The poem’s final lines are particularly poignant: “and cannot hear the curse / which fill your children’s throats” (678). If the parental figures in American society, whether it be the government or the affluent class choose to turn a deaf ear to the cries of their hungry and often abused children, they can plead ignorance to the existence of these insidious social ills. The final stanza of this poem could simply translate to, “hear no evil, see no evil, therefore speak no evil.”

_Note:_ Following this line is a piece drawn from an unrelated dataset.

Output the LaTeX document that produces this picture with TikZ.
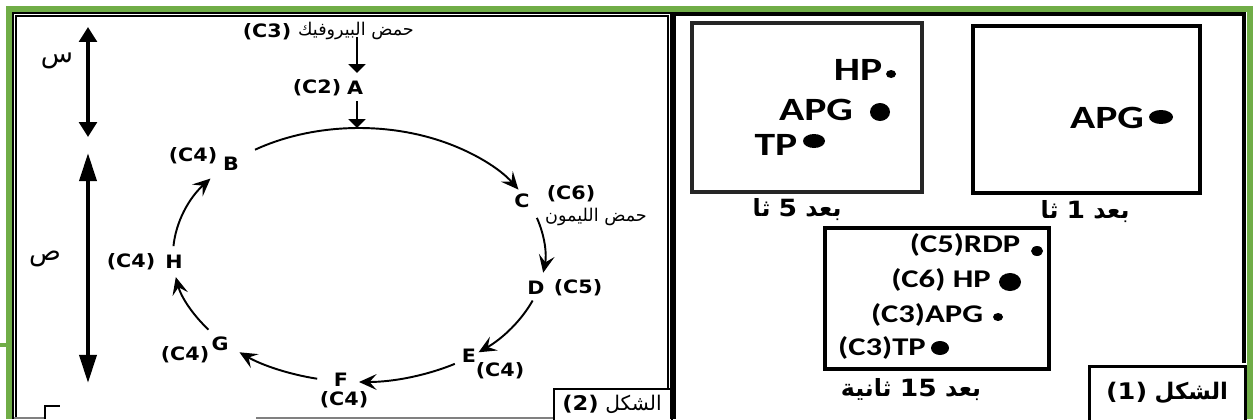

Clearly, Maya Angelou sees the world through the eyes of a child. Government and society have a shared responsibility to ensure the education of its children so that they can make the world a better place. Nations and people must be held accountable for their actions. As she once explained, “We have to confront ourselves. Do we like what we see in the mirror? And, according to our light, according to our understanding, according to our courage, we will have to say yea or nay — and rise!” (Kelley kelley.html).

Maya Angelou is a visionary who hopes that one day the United States will embrace all of its citizens and live up to its name. She realizes that words have to power to incite and inspire with a greater impact than a nuclear weapon. As she wrote in I Know Why the Caged Bird Sings, “Words mean more than what is set down on paper. It takes the human voice to infuse them with the shades of deeper meaning” (82).